**Given exercise:**
In your copy, include every line of the listing below exactly but none of the pictures.

════════════════════

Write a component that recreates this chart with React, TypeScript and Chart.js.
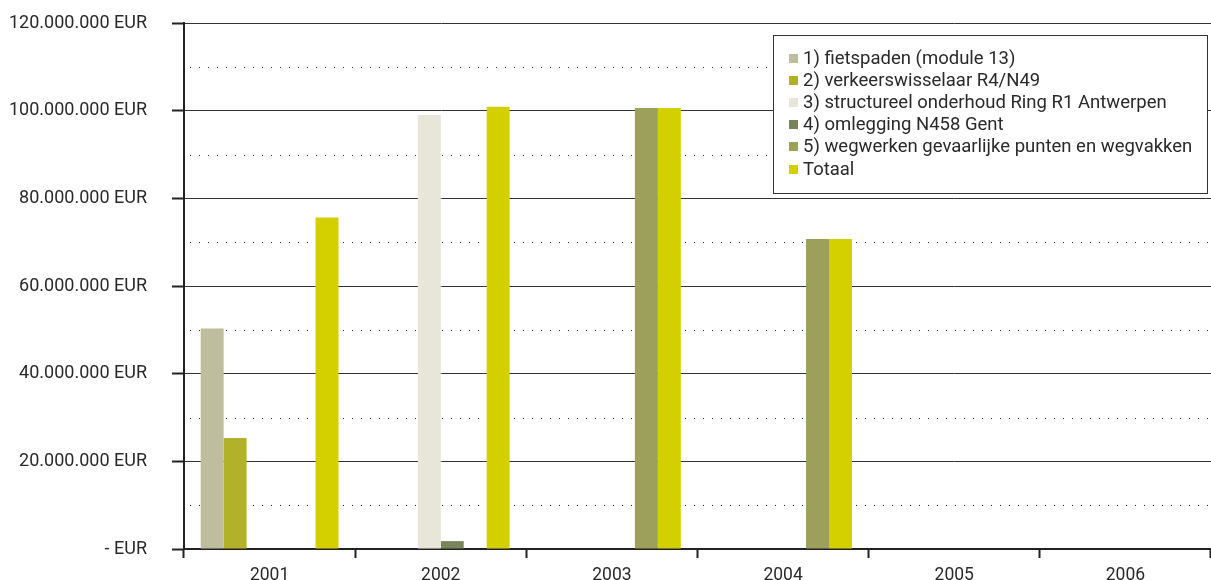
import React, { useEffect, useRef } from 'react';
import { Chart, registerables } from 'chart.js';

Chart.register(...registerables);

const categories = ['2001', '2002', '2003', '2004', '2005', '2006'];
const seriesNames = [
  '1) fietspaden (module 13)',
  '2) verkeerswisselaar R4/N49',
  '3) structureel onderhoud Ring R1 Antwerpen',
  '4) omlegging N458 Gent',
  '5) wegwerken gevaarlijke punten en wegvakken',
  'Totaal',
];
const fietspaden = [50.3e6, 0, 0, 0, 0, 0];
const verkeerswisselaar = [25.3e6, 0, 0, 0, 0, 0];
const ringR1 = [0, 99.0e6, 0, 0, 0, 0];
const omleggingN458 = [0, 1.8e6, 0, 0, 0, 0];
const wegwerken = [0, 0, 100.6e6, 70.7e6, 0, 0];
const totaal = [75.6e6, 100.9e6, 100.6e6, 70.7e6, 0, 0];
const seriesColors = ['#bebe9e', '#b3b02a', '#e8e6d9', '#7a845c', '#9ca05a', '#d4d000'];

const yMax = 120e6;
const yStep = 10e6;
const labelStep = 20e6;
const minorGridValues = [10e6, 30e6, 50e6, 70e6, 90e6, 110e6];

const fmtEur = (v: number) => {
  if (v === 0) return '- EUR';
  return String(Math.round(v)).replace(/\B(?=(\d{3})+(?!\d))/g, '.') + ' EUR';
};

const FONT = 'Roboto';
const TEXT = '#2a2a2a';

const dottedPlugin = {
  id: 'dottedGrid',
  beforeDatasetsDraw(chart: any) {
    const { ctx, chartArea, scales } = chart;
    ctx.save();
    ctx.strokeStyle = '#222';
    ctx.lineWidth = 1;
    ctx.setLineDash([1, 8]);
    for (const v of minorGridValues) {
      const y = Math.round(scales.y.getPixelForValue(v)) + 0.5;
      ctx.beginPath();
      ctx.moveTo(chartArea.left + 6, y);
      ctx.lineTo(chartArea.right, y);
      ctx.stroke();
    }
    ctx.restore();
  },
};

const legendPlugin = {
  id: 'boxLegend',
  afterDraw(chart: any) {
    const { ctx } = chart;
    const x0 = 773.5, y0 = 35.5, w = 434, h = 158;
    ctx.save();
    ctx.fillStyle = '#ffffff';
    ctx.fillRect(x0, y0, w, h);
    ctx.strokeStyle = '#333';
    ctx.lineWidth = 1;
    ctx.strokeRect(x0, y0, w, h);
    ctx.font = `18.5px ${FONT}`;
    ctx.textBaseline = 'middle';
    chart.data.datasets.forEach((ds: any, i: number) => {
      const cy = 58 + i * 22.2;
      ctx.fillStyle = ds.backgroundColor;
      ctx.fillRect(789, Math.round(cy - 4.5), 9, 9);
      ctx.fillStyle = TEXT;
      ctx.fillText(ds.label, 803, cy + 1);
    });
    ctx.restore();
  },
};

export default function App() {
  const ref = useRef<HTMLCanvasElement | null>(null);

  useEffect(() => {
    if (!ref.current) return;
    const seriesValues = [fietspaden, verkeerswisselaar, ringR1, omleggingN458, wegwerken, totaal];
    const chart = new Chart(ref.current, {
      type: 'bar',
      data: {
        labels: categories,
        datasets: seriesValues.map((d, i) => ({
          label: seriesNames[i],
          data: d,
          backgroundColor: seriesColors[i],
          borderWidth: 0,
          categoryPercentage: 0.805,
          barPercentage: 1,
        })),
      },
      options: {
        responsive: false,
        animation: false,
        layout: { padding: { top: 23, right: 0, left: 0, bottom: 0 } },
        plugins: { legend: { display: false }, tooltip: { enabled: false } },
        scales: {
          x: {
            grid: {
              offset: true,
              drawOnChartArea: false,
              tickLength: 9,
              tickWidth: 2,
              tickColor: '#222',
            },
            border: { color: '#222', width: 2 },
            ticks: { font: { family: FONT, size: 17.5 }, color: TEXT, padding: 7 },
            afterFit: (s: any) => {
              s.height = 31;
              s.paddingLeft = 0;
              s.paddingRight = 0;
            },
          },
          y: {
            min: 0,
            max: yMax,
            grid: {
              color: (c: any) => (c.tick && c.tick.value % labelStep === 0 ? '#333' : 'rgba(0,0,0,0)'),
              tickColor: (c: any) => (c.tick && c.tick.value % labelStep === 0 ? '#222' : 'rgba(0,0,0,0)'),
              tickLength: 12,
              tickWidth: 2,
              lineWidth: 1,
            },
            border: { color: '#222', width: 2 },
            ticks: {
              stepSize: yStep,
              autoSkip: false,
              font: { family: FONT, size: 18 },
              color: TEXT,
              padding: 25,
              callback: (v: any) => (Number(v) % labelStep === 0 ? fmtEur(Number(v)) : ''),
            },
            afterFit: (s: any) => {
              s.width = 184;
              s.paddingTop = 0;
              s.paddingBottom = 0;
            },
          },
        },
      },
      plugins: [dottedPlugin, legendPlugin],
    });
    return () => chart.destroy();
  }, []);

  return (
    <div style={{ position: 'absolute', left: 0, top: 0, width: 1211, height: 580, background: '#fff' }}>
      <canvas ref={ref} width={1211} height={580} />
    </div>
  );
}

════════════════════

**Solution below:**
Write a component that recreates this chart with React, TypeScript and Chart.js.
import React, { useEffect, useRef } from 'react';
import { Chart, registerables } from 'chart.js';

Chart.register(...registerables);

const categories = ['2001', '2002', '2003', '2004', '2005', '2006'];
const seriesNames = [
  '1) fietspaden (module 13)',
  '2) verkeerswisselaar R4/N49',
  '3) structureel onderhoud Ring R1 Antwerpen',
  '4) omlegging N458 Gent',
  '5) wegwerken gevaarlijke punten en wegvakken',
  'Totaal',
];
const fietspaden = [50.3e6, 0, 0, 0, 0, 0];
const verkeerswisselaar = [25.3e6, 0, 0, 0, 0, 0];
const ringR1 = [0, 99.0e6, 0, 0, 0, 0];
const omleggingN458 = [0, 1.8e6, 0, 0, 0, 0];
const wegwerken = [0, 0, 100.6e6, 70.7e6, 0, 0];
const totaal = [75.6e6, 100.9e6, 100.6e6, 70.7e6, 0, 0];
const seriesColors = ['#bebe9e', '#b3b02a', '#e8e6d9', '#7a845c', '#9ca05a', '#d4d000'];

const yMax = 120e6;
const yStep = 10e6;
const labelStep = 20e6;
const minorGridValues = [10e6, 30e6, 50e6, 70e6, 90e6, 110e6];

const fmtEur = (v: number) => {
  if (v === 0) return '- EUR';
  return String(Math.round(v)).replace(/\B(?=(\d{3})+(?!\d))/g, '.') + ' EUR';
};

const FONT = 'Roboto';
const TEXT = '#2a2a2a';

const dottedPlugin = {
  id: 'dottedGrid',
  beforeDatasetsDraw(chart: any) {
    const { ctx, chartArea, scales } = chart;
    ctx.save();
    ctx.strokeStyle = '#222';
    ctx.lineWidth = 1;
    ctx.setLineDash([1, 8]);
    for (const v of minorGridValues) {
      const y = Math.round(scales.y.getPixelForValue(v)) + 0.5;
      ctx.beginPath();
      ctx.moveTo(chartArea.left + 6, y);
      ctx.lineTo(chartArea.right, y);
      ctx.stroke();
    }
    ctx.restore();
  },
};

const legendPlugin = {
  id: 'boxLegend',
  afterDraw(chart: any) {
    const { ctx } = chart;
    const x0 = 773.5, y0 = 35.5, w = 434, h = 158;
    ctx.save();
    ctx.fillStyle = '#ffffff';
    ctx.fillRect(x0, y0, w, h);
    ctx.strokeStyle = '#333';
    ctx.lineWidth = 1;
    ctx.strokeRect(x0, y0, w, h);
    ctx.font = `18.5px ${FONT}`;
    ctx.textBaseline = 'middle';
    chart.data.datasets.forEach((ds: any, i: number) => {
      const cy = 58 + i * 22.2;
      ctx.fillStyle = ds.backgroundColor;
      ctx.fillRect(789, Math.round(cy - 4.5), 9, 9);
      ctx.fillStyle = TEXT;
      ctx.fillText(ds.label, 803, cy + 1);
    });
    ctx.restore();
  },
};

export default function App() {
  const ref = useRef<HTMLCanvasElement | null>(null);

  useEffect(() => {
    if (!ref.current) return;
    const seriesValues = [fietspaden, verkeerswisselaar, ringR1, omleggingN458, wegwerken, totaal];
    const chart = new Chart(ref.current, {
      type: 'bar',
      data: {
        labels: categories,
        datasets: seriesValues.map((d, i) => ({
          label: seriesNames[i],
          data: d,
          backgroundColor: seriesColors[i],
          borderWidth: 0,
          categoryPercentage: 0.805,
          barPercentage: 1,
        })),
      },
      options: {
        responsive: false,
        animation: false,
        layout: { padding: { top: 23, right: 0, left: 0, bottom: 0 } },
        plugins: { legend: { display: false }, tooltip: { enabled: false } },
        scales: {
          x: {
            grid: {
              offset: true,
              drawOnChartArea: false,
              tickLength: 9,
              tickWidth: 2,
              tickColor: '#222',
            },
            border: { color: '#222', width: 2 },
            ticks: { font: { family: FONT, size: 17.5 }, color: TEXT, padding: 7 },
            afterFit: (s: any) => {
              s.height = 31;
              s.paddingLeft = 0;
              s.paddingRight = 0;
            },
          },
          y: {
            min: 0,
            max: yMax,
            grid: {
              color: (c: any) => (c.tick && c.tick.value % labelStep === 0 ? '#333' : 'rgba(0,0,0,0)'),
              tickColor: (c: any) => (c.tick && c.tick.value % labelStep === 0 ? '#222' : 'rgba(0,0,0,0)'),
              tickLength: 12,
              tickWidth: 2,
              lineWidth: 1,
            },
            border: { color: '#222', width: 2 },
            ticks: {
              stepSize: yStep,
              autoSkip: false,
              font: { family: FONT, size: 18 },
              color: TEXT,
              padding: 25,
              callback: (v: any) => (Number(v) % labelStep === 0 ? fmtEur(Number(v)) : ''),
            },
            afterFit: (s: any) => {
              s.width = 184;
              s.paddingTop = 0;
              s.paddingBottom = 0;
            },
          },
        },
      },
      plugins: [dottedPlugin, legendPlugin],
    });
    return () => chart.destroy();
  }, []);

  return (
    <div style={{ position: 'absolute', left: 0, top: 0, width: 1211, height: 580, background: '#fff' }}>
      <canvas ref={ref} width={1211} height={580} />
    </div>
  );
}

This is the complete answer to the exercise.